Your goal
Skip the pictures and repeat each line of the data exactly.

Recorded data
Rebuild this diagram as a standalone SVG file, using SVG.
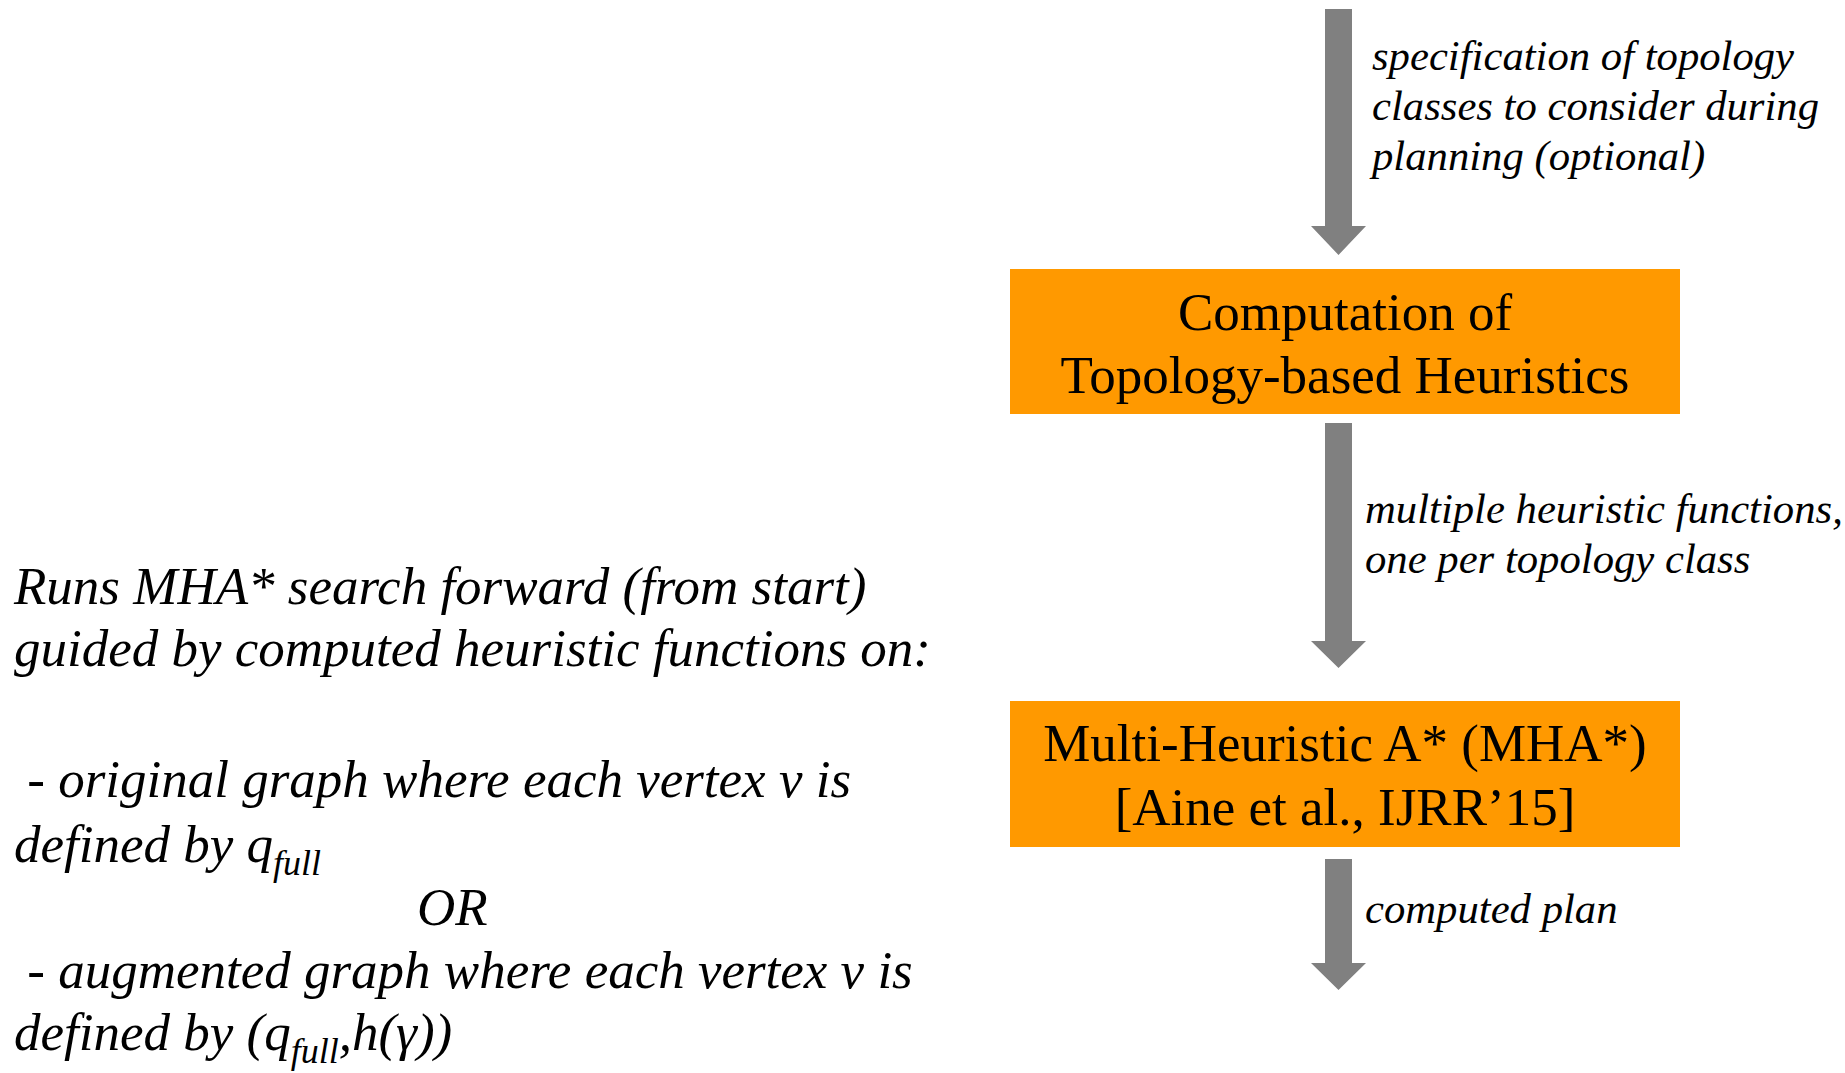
<svg xmlns="http://www.w3.org/2000/svg" width="1845" height="1073" viewBox="0 0 1845 1073">
  <style>
    .box { fill: #FF9900; }
    .boxText { font-family: "Liberation Serif", "Times New Roman", serif; font-size: 53px; fill: #000; text-anchor: middle; }
    .label { font-family: "Liberation Serif", "Times New Roman", serif; font-style: italic; font-size: 42.7px; fill: #000; }
    .note { font-family: "Liberation Serif", "Times New Roman", serif; font-style: italic; font-size: 53px; fill: #000; }
    .sub { font-size: 36px; }
    .arrow { fill: #808080; }
  </style>
  <rect width="1845" height="1073" fill="#FFFFFF"/>

  <!-- block arrows between the stages -->
  <g id="connectors">
    <polygon class="arrow" points="1325,9 1352,9 1352,226 1366,226 1338.5,255 1311,226 1325,226"/>
    <polygon class="arrow" points="1325,423 1352,423 1352,641 1366,641 1338.5,668 1311,641 1325,641"/>
    <polygon class="arrow" points="1325,859 1352,859 1352,963 1366,963 1338.5,990 1311,963 1325,963"/>
    <text class="label" x="1372" y="70">specification of topology</text>
    <text class="label" x="1372" y="120">classes to consider during</text>
    <text class="label" x="1372" y="170">planning (optional)</text>
    <text class="label" x="1365" y="523">multiple heuristic functions,</text>
    <text class="label" x="1365" y="573">one per topology class</text>
    <text class="label" x="1365" y="923">computed plan</text>
  </g>

  <g id="heuristics">
    <rect class="box" x="1010" y="269" width="670" height="145"/>
    <text class="boxText" x="1345" y="330">Computation of</text>
    <text class="boxText" x="1345" y="393">Topology-based Heuristics</text>
  </g>

  <g id="mha">
    <rect class="box" x="1010" y="701" width="670" height="146"/>
    <text class="boxText" x="1345" y="761">Multi-Heuristic A* (MHA*)</text>
    <text class="boxText" x="1345" y="825">[Aine et al., IJRR’15]</text>
  </g>

  <g id="description">
    <text class="note" x="14" y="604">Runs MHA* search forward (from start)</text>
    <text class="note" x="14" y="666">guided by computed heuristic functions on:</text>
    <text class="note" x="14" y="797" xml:space="preserve"> - original graph where each vertex v is</text>
    <text class="note" x="14" y="862">defined by q<tspan class="sub" dy="13">full</tspan></text>
    <text class="note" x="417" y="925">OR</text>
    <text class="note" x="14" y="988" xml:space="preserve"> - augmented graph where each vertex v is</text>
    <text class="note" x="14" y="1050">defined by (q<tspan class="sub" dy="13">full</tspan><tspan dy="-13">,h(γ))</tspan></text>
  </g>
</svg>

Answer in full
Rebuild this diagram as a standalone SVG file, using SVG.
<svg xmlns="http://www.w3.org/2000/svg" width="1845" height="1073" viewBox="0 0 1845 1073">
  <style>
    .box { fill: #FF9900; }
    .boxText { font-family: "Liberation Serif", "Times New Roman", serif; font-size: 53px; fill: #000; text-anchor: middle; }
    .label { font-family: "Liberation Serif", "Times New Roman", serif; font-style: italic; font-size: 42.7px; fill: #000; }
    .note { font-family: "Liberation Serif", "Times New Roman", serif; font-style: italic; font-size: 53px; fill: #000; }
    .sub { font-size: 36px; }
    .arrow { fill: #808080; }
  </style>
  <rect width="1845" height="1073" fill="#FFFFFF"/>

  <!-- block arrows between the stages -->
  <g id="connectors">
    <polygon class="arrow" points="1325,9 1352,9 1352,226 1366,226 1338.5,255 1311,226 1325,226"/>
    <polygon class="arrow" points="1325,423 1352,423 1352,641 1366,641 1338.5,668 1311,641 1325,641"/>
    <polygon class="arrow" points="1325,859 1352,859 1352,963 1366,963 1338.5,990 1311,963 1325,963"/>
    <text class="label" x="1372" y="70">specification of topology</text>
    <text class="label" x="1372" y="120">classes to consider during</text>
    <text class="label" x="1372" y="170">planning (optional)</text>
    <text class="label" x="1365" y="523">multiple heuristic functions,</text>
    <text class="label" x="1365" y="573">one per topology class</text>
    <text class="label" x="1365" y="923">computed plan</text>
  </g>

  <g id="heuristics">
    <rect class="box" x="1010" y="269" width="670" height="145"/>
    <text class="boxText" x="1345" y="330">Computation of</text>
    <text class="boxText" x="1345" y="393">Topology-based Heuristics</text>
  </g>

  <g id="mha">
    <rect class="box" x="1010" y="701" width="670" height="146"/>
    <text class="boxText" x="1345" y="761">Multi-Heuristic A* (MHA*)</text>
    <text class="boxText" x="1345" y="825">[Aine et al., IJRR’15]</text>
  </g>

  <g id="description">
    <text class="note" x="14" y="604">Runs MHA* search forward (from start)</text>
    <text class="note" x="14" y="666">guided by computed heuristic functions on:</text>
    <text class="note" x="14" y="797" xml:space="preserve"> - original graph where each vertex v is</text>
    <text class="note" x="14" y="862">defined by q<tspan class="sub" dy="13">full</tspan></text>
    <text class="note" x="417" y="925">OR</text>
    <text class="note" x="14" y="988" xml:space="preserve"> - augmented graph where each vertex v is</text>
    <text class="note" x="14" y="1050">defined by (q<tspan class="sub" dy="13">full</tspan><tspan dy="-13">,h(γ))</tspan></text>
  </g>
</svg>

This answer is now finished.